**Requirements**
In the listing that follows, how many lines contain "document"? Give the number only.

**Dataset records**
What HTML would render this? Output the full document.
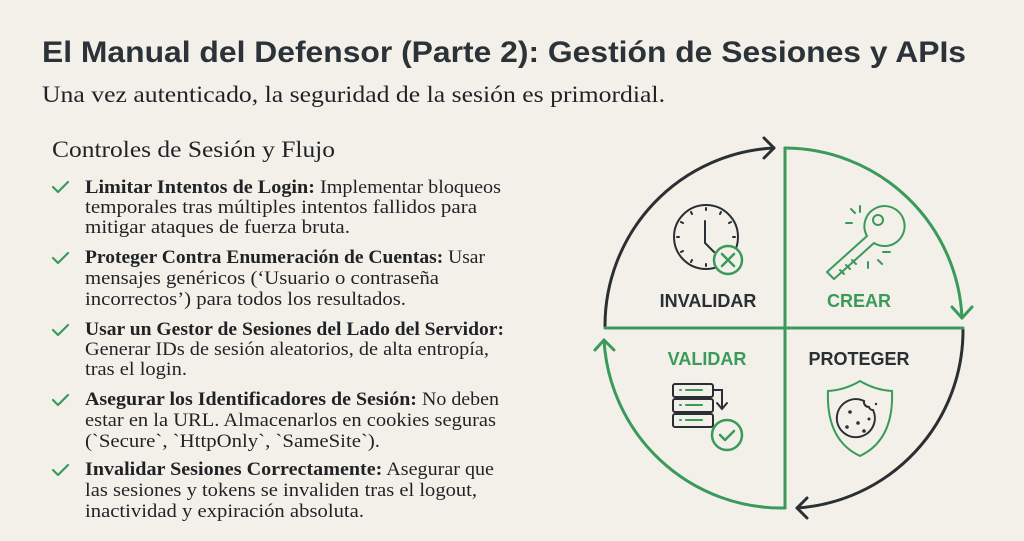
==
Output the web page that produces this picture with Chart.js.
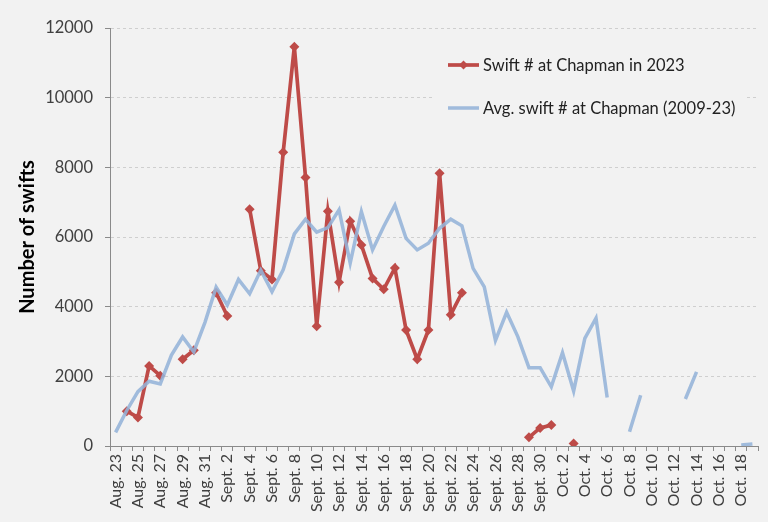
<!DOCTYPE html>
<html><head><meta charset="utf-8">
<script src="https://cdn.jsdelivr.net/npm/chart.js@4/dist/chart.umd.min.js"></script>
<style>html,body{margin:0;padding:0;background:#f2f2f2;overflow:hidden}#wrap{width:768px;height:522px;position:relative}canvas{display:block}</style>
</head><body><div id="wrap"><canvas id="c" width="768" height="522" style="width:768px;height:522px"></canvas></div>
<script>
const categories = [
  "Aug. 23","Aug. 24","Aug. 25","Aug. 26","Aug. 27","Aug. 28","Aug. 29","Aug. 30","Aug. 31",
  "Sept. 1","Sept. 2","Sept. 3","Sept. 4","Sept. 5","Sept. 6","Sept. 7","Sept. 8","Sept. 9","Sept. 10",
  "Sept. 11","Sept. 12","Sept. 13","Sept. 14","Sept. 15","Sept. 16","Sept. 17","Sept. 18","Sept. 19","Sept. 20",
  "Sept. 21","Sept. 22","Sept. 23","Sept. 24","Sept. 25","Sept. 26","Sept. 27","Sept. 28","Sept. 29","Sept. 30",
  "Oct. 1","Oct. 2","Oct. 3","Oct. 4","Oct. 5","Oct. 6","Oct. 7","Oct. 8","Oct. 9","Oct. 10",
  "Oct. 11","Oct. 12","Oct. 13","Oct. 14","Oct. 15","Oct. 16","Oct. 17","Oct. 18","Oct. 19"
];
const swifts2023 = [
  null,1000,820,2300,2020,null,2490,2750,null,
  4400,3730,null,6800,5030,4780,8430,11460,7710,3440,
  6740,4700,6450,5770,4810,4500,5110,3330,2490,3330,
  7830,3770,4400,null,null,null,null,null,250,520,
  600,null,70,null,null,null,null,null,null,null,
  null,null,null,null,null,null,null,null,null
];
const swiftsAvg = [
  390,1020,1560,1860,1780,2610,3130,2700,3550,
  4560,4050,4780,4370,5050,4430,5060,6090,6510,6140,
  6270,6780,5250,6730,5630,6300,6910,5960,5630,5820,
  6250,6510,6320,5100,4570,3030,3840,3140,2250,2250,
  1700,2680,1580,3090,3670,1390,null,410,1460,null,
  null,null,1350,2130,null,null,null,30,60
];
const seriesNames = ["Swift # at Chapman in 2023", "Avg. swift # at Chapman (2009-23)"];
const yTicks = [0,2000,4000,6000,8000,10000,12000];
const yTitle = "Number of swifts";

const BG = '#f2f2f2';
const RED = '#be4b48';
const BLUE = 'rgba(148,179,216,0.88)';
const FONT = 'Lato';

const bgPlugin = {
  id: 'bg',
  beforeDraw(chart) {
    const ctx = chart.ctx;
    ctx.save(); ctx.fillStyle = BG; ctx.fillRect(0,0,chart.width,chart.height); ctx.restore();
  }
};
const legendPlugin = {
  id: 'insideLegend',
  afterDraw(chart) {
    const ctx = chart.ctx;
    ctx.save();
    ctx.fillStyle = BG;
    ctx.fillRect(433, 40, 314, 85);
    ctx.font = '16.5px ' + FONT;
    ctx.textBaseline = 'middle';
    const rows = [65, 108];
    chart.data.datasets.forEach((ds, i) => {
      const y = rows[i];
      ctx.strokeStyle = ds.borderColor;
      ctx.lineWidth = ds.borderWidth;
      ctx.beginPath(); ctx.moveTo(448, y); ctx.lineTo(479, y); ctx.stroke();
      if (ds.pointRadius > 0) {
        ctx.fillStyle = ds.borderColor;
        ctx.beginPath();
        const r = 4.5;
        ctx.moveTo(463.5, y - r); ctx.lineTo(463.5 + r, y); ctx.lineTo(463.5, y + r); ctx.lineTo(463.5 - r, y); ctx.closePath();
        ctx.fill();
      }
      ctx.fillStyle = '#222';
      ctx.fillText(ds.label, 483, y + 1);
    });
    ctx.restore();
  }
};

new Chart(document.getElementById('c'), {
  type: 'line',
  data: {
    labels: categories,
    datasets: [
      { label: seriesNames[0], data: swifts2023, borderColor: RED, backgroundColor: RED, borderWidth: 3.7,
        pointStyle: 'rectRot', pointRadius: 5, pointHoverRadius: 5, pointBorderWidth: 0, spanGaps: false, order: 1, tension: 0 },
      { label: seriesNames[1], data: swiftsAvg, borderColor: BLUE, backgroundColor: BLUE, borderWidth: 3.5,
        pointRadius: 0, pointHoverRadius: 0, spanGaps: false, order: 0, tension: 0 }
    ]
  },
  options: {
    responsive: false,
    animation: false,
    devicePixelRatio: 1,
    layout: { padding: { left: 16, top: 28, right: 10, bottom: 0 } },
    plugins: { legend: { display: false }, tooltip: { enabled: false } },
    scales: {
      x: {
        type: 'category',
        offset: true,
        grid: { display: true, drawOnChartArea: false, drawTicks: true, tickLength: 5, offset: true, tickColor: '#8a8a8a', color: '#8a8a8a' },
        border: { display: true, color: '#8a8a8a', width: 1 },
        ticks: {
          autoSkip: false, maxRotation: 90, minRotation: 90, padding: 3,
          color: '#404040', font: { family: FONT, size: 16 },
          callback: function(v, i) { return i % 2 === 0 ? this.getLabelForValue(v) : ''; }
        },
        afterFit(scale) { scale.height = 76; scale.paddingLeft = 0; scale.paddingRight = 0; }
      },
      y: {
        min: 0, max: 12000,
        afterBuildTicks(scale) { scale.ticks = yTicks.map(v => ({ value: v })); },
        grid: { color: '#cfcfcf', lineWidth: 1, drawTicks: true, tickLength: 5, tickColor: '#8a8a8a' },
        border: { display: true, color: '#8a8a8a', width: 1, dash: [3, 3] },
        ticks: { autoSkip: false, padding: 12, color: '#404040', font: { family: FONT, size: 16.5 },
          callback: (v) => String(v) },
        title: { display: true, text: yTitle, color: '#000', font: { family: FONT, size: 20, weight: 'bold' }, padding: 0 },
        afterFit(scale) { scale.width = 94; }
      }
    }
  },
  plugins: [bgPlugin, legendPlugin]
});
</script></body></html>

**Result**
2